▶ _INSTRUCTIONS TO FOLLOW_: How many lines hold the string "React"? Give only the number.

* Start *

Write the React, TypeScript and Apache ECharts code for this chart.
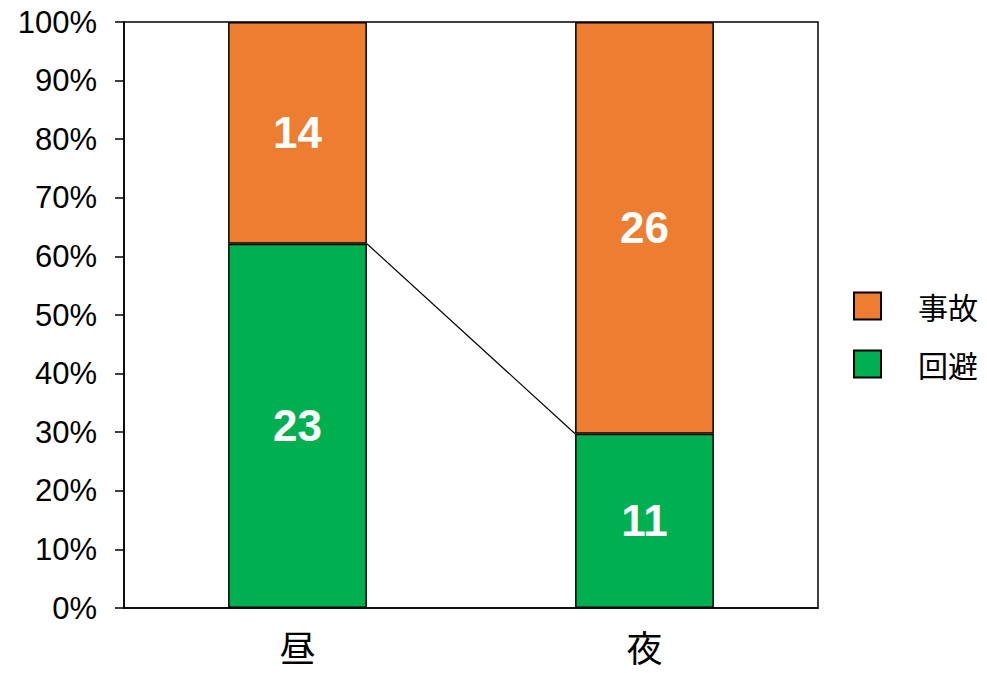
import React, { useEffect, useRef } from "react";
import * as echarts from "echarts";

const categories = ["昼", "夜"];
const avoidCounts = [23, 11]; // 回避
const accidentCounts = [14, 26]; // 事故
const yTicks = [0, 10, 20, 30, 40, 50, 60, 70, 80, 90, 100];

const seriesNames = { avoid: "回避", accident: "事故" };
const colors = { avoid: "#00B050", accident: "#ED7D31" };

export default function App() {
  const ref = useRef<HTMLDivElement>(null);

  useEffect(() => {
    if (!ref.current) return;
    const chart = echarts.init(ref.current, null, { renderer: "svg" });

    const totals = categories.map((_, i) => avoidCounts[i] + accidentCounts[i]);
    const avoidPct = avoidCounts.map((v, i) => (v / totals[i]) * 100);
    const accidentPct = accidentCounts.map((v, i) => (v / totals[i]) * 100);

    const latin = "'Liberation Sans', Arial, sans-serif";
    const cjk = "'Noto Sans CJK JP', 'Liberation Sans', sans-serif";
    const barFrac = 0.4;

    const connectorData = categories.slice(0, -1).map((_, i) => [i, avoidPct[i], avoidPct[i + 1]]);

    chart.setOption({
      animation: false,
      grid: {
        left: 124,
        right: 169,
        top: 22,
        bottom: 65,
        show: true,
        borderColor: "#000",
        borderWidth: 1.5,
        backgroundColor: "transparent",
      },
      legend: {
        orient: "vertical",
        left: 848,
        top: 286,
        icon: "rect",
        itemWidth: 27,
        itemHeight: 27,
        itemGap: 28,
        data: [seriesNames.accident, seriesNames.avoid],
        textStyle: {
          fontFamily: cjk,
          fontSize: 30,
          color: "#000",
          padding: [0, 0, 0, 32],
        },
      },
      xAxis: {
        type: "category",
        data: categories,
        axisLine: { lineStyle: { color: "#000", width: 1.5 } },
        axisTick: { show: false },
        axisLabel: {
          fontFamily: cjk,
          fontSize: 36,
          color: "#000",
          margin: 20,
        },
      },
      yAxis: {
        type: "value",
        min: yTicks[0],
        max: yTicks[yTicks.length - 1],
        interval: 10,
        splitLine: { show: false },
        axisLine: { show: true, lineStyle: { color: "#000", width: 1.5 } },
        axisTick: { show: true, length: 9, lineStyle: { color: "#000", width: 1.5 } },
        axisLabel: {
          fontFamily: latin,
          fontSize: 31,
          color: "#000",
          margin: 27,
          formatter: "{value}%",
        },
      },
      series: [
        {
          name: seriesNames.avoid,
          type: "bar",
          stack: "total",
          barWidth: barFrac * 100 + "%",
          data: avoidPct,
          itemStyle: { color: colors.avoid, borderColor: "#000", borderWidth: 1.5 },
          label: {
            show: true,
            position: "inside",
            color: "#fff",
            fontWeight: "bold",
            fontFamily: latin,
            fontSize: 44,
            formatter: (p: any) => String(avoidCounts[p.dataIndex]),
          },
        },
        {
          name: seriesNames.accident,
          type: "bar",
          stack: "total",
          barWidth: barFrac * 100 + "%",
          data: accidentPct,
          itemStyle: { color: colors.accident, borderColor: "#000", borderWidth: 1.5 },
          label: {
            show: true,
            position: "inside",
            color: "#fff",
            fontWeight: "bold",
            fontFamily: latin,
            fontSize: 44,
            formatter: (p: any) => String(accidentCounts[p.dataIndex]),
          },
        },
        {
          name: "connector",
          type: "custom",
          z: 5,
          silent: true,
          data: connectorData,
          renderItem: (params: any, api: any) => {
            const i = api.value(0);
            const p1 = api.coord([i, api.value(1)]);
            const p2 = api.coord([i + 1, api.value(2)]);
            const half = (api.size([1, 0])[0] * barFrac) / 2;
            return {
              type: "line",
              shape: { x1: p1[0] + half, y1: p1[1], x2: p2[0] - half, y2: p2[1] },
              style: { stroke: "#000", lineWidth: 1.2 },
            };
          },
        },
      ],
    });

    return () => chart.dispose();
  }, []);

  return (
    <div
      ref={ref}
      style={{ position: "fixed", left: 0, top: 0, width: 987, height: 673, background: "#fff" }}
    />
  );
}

* End *

▶ _THE SOLUTION_: 2